Guérir, c’est réapprendre, petit à petit, à avoir besoin.
Quelques pistes pour guérir
Si vous vous reconnaissez dans ces mots, voici de petits pas pour commencer à réécrire ce rôle :
- Pratiquez la micro-honnêteté. Au lieu de répondre « ça va », dites : « C’est une semaine difficile, mais je tiens. »
- Examinez vos “oui”. Avant d’accepter, demandez-vous : Est-ce que je le fais par amour ou par peur de décevoir ?
- Donnez-vous la permission de vous reposer. Le repos n’est pas une récompense méritée, c’est un besoin fondamental.
- Identifiez des personnes sûres. Tout le monde n’est pas digne de votre vulnérabilité. Trouvez une ou deux personnes à qui vous pouvez montrer vos failles.
- Reconnectez-vous à l’enfant intérieur. La personne forte est souvent l’enfant qui n’a jamais pu s’effondrer. Offrez-lui aujourd’hui la tendresse qui lui a manqué.
Guérir ne veut pas dire renoncer à la force.

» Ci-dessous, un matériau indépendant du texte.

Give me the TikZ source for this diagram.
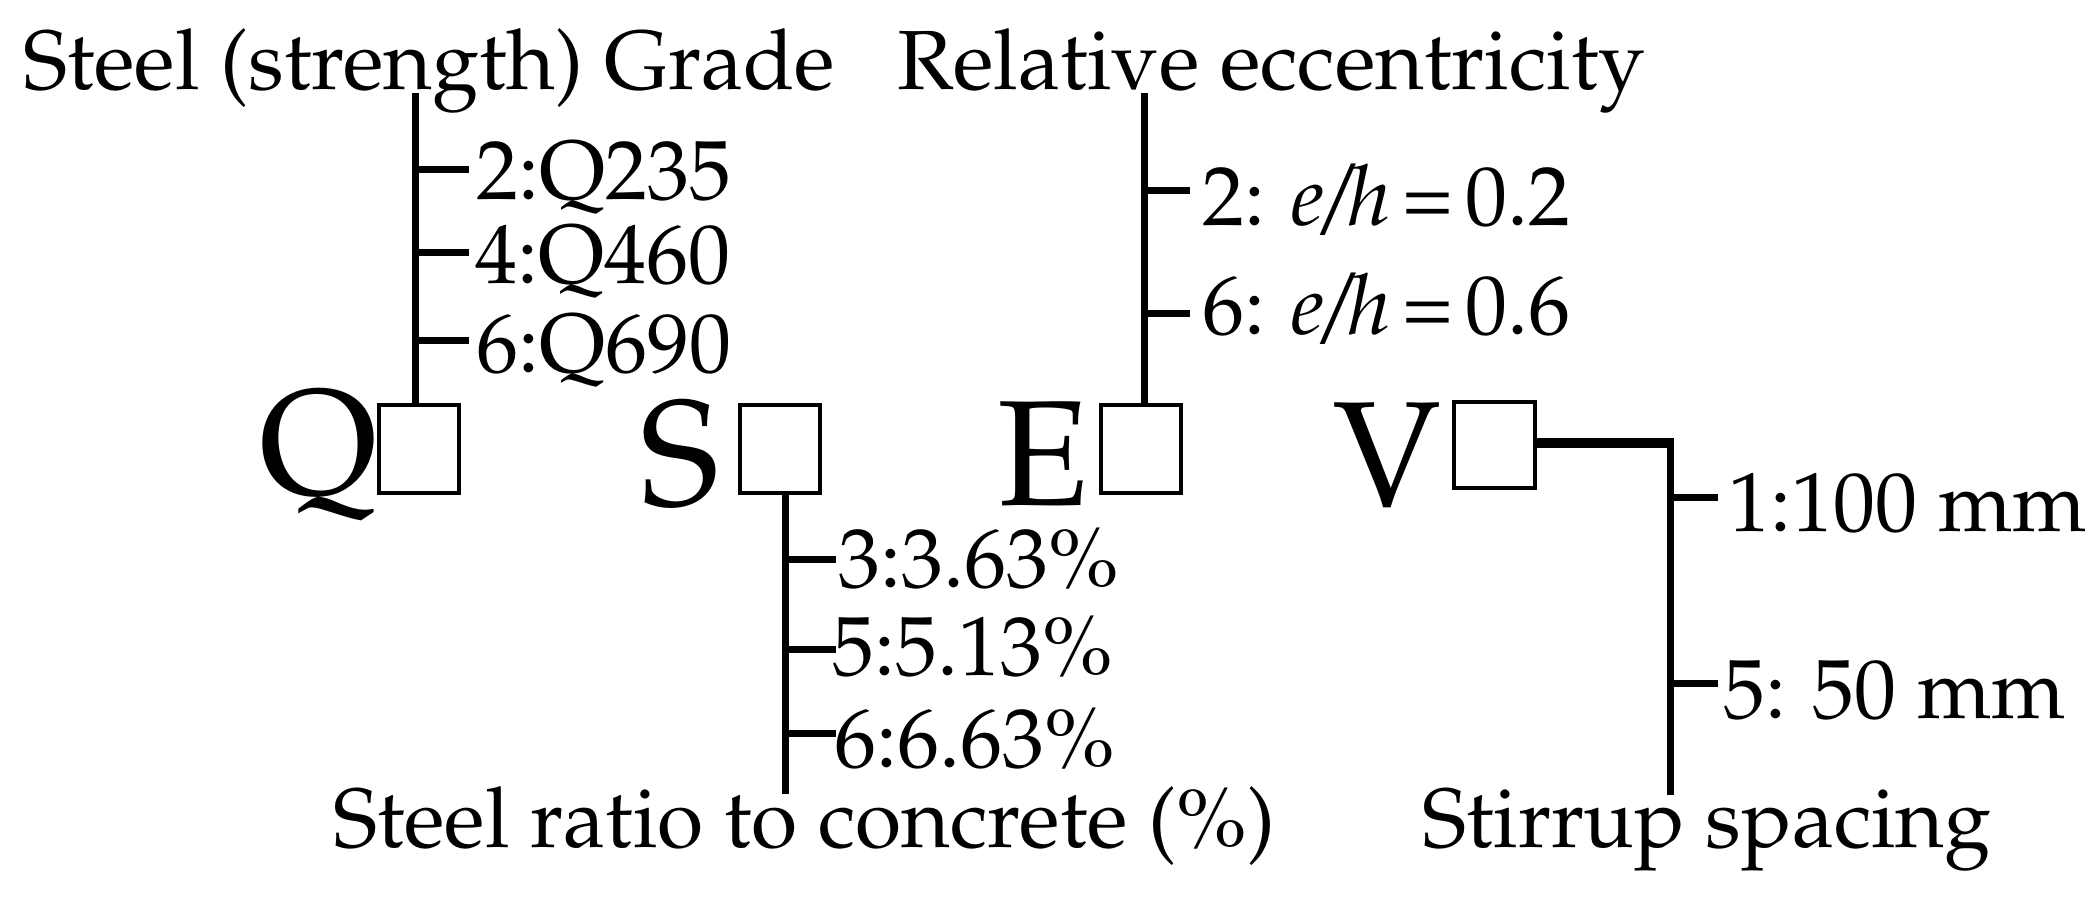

Cela veut dire élargir sa définition.
Une question pour réfléchir
La prochaine fois que vous mettez le masque du « tout va bien », arrêtez-vous un instant et demandez-vous :
« Que se passerait-il si je laissais quelqu’un me voir tel que je suis vraiment ? »
Même si la réponse effraie, elle ouvre déjà une porte vers la liberté.
La phrase de clôture
Souvenez-vous : même les plus forts méritent d’être soutenus.